AIM OF THE EXERCISE
In your copy, include every line of the listing below exactly but none of the pictures.

"""

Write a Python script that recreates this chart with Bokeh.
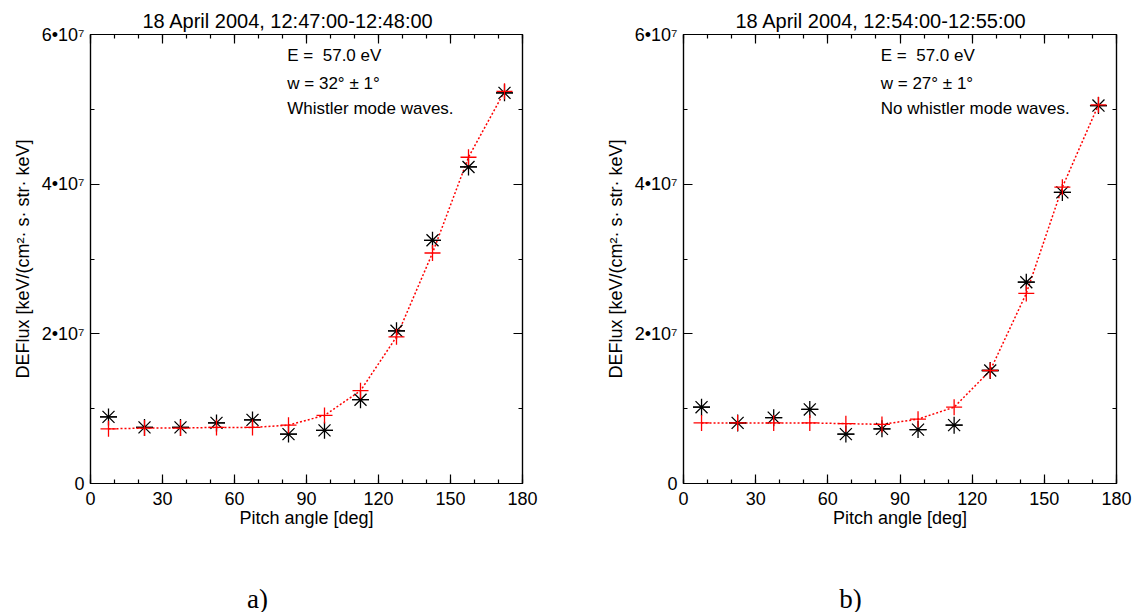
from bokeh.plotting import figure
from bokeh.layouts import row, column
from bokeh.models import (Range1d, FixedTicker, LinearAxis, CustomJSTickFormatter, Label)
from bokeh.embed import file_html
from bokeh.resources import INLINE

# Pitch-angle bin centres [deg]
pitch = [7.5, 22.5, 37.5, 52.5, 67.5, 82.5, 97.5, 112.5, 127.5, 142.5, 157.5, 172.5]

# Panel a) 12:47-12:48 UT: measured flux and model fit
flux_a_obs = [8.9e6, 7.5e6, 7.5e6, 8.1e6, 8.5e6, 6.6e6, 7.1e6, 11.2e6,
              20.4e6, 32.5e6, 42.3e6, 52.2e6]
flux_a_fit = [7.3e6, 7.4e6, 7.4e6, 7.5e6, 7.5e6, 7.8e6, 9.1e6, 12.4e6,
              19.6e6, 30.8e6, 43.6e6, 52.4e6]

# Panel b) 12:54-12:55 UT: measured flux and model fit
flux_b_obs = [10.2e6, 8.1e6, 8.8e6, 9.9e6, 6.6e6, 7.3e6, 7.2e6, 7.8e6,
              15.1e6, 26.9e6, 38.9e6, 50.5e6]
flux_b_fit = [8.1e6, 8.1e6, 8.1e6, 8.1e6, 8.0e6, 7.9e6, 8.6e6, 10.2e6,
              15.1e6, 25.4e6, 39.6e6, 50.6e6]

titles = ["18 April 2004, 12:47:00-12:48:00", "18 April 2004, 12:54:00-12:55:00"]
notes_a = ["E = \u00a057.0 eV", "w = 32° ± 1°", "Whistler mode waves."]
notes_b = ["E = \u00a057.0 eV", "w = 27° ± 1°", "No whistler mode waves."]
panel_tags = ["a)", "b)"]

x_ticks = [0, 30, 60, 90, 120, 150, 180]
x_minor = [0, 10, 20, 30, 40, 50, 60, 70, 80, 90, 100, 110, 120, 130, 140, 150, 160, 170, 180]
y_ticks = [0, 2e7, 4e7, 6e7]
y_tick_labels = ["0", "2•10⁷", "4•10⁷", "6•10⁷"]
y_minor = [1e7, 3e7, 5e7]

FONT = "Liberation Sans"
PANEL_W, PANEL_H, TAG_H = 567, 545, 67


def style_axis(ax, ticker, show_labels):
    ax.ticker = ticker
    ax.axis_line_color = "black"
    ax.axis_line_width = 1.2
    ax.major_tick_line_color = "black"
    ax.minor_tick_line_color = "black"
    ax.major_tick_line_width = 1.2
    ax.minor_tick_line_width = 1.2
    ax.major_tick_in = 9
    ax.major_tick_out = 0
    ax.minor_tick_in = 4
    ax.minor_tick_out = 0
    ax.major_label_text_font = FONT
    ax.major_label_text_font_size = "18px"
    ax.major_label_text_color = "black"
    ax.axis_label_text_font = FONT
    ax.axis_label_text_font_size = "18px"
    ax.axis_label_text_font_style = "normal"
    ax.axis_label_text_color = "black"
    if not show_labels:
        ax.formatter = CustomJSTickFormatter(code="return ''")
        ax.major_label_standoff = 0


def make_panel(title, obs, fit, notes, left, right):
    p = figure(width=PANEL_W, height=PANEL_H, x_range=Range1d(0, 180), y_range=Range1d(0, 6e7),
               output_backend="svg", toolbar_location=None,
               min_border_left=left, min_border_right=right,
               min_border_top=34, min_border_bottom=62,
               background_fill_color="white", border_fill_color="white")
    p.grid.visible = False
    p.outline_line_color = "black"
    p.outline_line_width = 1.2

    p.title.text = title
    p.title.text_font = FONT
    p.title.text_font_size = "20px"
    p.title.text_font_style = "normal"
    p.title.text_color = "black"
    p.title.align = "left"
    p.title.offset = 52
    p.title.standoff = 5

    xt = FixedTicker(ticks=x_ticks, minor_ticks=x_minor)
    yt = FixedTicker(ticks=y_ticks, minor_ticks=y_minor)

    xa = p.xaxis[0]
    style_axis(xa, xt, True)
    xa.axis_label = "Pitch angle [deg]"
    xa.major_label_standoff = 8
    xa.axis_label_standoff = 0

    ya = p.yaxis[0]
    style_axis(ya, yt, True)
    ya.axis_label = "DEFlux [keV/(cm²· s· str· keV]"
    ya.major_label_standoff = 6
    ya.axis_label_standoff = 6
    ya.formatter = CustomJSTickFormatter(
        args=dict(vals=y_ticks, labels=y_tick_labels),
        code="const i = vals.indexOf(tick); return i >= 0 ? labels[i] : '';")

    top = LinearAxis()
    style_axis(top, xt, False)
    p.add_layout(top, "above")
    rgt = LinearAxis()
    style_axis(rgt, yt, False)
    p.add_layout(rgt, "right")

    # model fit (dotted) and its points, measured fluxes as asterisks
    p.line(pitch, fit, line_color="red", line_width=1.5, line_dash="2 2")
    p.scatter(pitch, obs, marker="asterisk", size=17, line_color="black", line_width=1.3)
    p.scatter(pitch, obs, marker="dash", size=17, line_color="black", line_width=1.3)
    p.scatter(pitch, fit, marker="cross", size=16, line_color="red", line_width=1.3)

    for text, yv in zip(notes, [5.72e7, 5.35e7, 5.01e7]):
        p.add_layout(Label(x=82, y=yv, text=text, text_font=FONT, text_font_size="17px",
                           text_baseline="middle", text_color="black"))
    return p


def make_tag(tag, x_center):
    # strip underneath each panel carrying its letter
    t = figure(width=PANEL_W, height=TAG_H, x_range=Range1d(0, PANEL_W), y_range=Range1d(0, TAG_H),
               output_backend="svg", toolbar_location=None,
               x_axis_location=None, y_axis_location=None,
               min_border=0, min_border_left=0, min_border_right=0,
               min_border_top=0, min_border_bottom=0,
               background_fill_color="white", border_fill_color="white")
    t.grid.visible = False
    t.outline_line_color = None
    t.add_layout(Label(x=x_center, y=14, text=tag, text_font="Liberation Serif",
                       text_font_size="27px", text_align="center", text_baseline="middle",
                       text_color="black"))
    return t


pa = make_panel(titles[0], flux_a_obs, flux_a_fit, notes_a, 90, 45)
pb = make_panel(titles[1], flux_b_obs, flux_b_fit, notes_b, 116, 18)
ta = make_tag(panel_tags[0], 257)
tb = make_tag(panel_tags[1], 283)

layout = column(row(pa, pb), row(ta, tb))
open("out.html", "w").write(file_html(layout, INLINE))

"""

EXERCISE ANSWER
Write a Python script that recreates this chart with Bokeh.
from bokeh.plotting import figure
from bokeh.layouts import row, column
from bokeh.models import (Range1d, FixedTicker, LinearAxis, CustomJSTickFormatter, Label)
from bokeh.embed import file_html
from bokeh.resources import INLINE

# Pitch-angle bin centres [deg]
pitch = [7.5, 22.5, 37.5, 52.5, 67.5, 82.5, 97.5, 112.5, 127.5, 142.5, 157.5, 172.5]

# Panel a) 12:47-12:48 UT: measured flux and model fit
flux_a_obs = [8.9e6, 7.5e6, 7.5e6, 8.1e6, 8.5e6, 6.6e6, 7.1e6, 11.2e6,
              20.4e6, 32.5e6, 42.3e6, 52.2e6]
flux_a_fit = [7.3e6, 7.4e6, 7.4e6, 7.5e6, 7.5e6, 7.8e6, 9.1e6, 12.4e6,
              19.6e6, 30.8e6, 43.6e6, 52.4e6]

# Panel b) 12:54-12:55 UT: measured flux and model fit
flux_b_obs = [10.2e6, 8.1e6, 8.8e6, 9.9e6, 6.6e6, 7.3e6, 7.2e6, 7.8e6,
              15.1e6, 26.9e6, 38.9e6, 50.5e6]
flux_b_fit = [8.1e6, 8.1e6, 8.1e6, 8.1e6, 8.0e6, 7.9e6, 8.6e6, 10.2e6,
              15.1e6, 25.4e6, 39.6e6, 50.6e6]

titles = ["18 April 2004, 12:47:00-12:48:00", "18 April 2004, 12:54:00-12:55:00"]
notes_a = ["E = \u00a057.0 eV", "w = 32° ± 1°", "Whistler mode waves."]
notes_b = ["E = \u00a057.0 eV", "w = 27° ± 1°", "No whistler mode waves."]
panel_tags = ["a)", "b)"]

x_ticks = [0, 30, 60, 90, 120, 150, 180]
x_minor = [0, 10, 20, 30, 40, 50, 60, 70, 80, 90, 100, 110, 120, 130, 140, 150, 160, 170, 180]
y_ticks = [0, 2e7, 4e7, 6e7]
y_tick_labels = ["0", "2•10⁷", "4•10⁷", "6•10⁷"]
y_minor = [1e7, 3e7, 5e7]

FONT = "Liberation Sans"
PANEL_W, PANEL_H, TAG_H = 567, 545, 67


def style_axis(ax, ticker, show_labels):
    ax.ticker = ticker
    ax.axis_line_color = "black"
    ax.axis_line_width = 1.2
    ax.major_tick_line_color = "black"
    ax.minor_tick_line_color = "black"
    ax.major_tick_line_width = 1.2
    ax.minor_tick_line_width = 1.2
    ax.major_tick_in = 9
    ax.major_tick_out = 0
    ax.minor_tick_in = 4
    ax.minor_tick_out = 0
    ax.major_label_text_font = FONT
    ax.major_label_text_font_size = "18px"
    ax.major_label_text_color = "black"
    ax.axis_label_text_font = FONT
    ax.axis_label_text_font_size = "18px"
    ax.axis_label_text_font_style = "normal"
    ax.axis_label_text_color = "black"
    if not show_labels:
        ax.formatter = CustomJSTickFormatter(code="return ''")
        ax.major_label_standoff = 0


def make_panel(title, obs, fit, notes, left, right):
    p = figure(width=PANEL_W, height=PANEL_H, x_range=Range1d(0, 180), y_range=Range1d(0, 6e7),
               output_backend="svg", toolbar_location=None,
               min_border_left=left, min_border_right=right,
               min_border_top=34, min_border_bottom=62,
               background_fill_color="white", border_fill_color="white")
    p.grid.visible = False
    p.outline_line_color = "black"
    p.outline_line_width = 1.2

    p.title.text = title
    p.title.text_font = FONT
    p.title.text_font_size = "20px"
    p.title.text_font_style = "normal"
    p.title.text_color = "black"
    p.title.align = "left"
    p.title.offset = 52
    p.title.standoff = 5

    xt = FixedTicker(ticks=x_ticks, minor_ticks=x_minor)
    yt = FixedTicker(ticks=y_ticks, minor_ticks=y_minor)

    xa = p.xaxis[0]
    style_axis(xa, xt, True)
    xa.axis_label = "Pitch angle [deg]"
    xa.major_label_standoff = 8
    xa.axis_label_standoff = 0

    ya = p.yaxis[0]
    style_axis(ya, yt, True)
    ya.axis_label = "DEFlux [keV/(cm²· s· str· keV]"
    ya.major_label_standoff = 6
    ya.axis_label_standoff = 6
    ya.formatter = CustomJSTickFormatter(
        args=dict(vals=y_ticks, labels=y_tick_labels),
        code="const i = vals.indexOf(tick); return i >= 0 ? labels[i] : '';")

    top = LinearAxis()
    style_axis(top, xt, False)
    p.add_layout(top, "above")
    rgt = LinearAxis()
    style_axis(rgt, yt, False)
    p.add_layout(rgt, "right")

    # model fit (dotted) and its points, measured fluxes as asterisks
    p.line(pitch, fit, line_color="red", line_width=1.5, line_dash="2 2")
    p.scatter(pitch, obs, marker="asterisk", size=17, line_color="black", line_width=1.3)
    p.scatter(pitch, obs, marker="dash", size=17, line_color="black", line_width=1.3)
    p.scatter(pitch, fit, marker="cross", size=16, line_color="red", line_width=1.3)

    for text, yv in zip(notes, [5.72e7, 5.35e7, 5.01e7]):
        p.add_layout(Label(x=82, y=yv, text=text, text_font=FONT, text_font_size="17px",
                           text_baseline="middle", text_color="black"))
    return p


def make_tag(tag, x_center):
    # strip underneath each panel carrying its letter
    t = figure(width=PANEL_W, height=TAG_H, x_range=Range1d(0, PANEL_W), y_range=Range1d(0, TAG_H),
               output_backend="svg", toolbar_location=None,
               x_axis_location=None, y_axis_location=None,
               min_border=0, min_border_left=0, min_border_right=0,
               min_border_top=0, min_border_bottom=0,
               background_fill_color="white", border_fill_color="white")
    t.grid.visible = False
    t.outline_line_color = None
    t.add_layout(Label(x=x_center, y=14, text=tag, text_font="Liberation Serif",
                       text_font_size="27px", text_align="center", text_baseline="middle",
                       text_color="black"))
    return t


pa = make_panel(titles[0], flux_a_obs, flux_a_fit, notes_a, 90, 45)
pb = make_panel(titles[1], flux_b_obs, flux_b_fit, notes_b, 116, 18)
ta = make_tag(panel_tags[0], 257)
tb = make_tag(panel_tags[1], 283)

layout = column(row(pa, pb), row(ta, tb))
open("out.html", "w").write(file_html(layout, INLINE))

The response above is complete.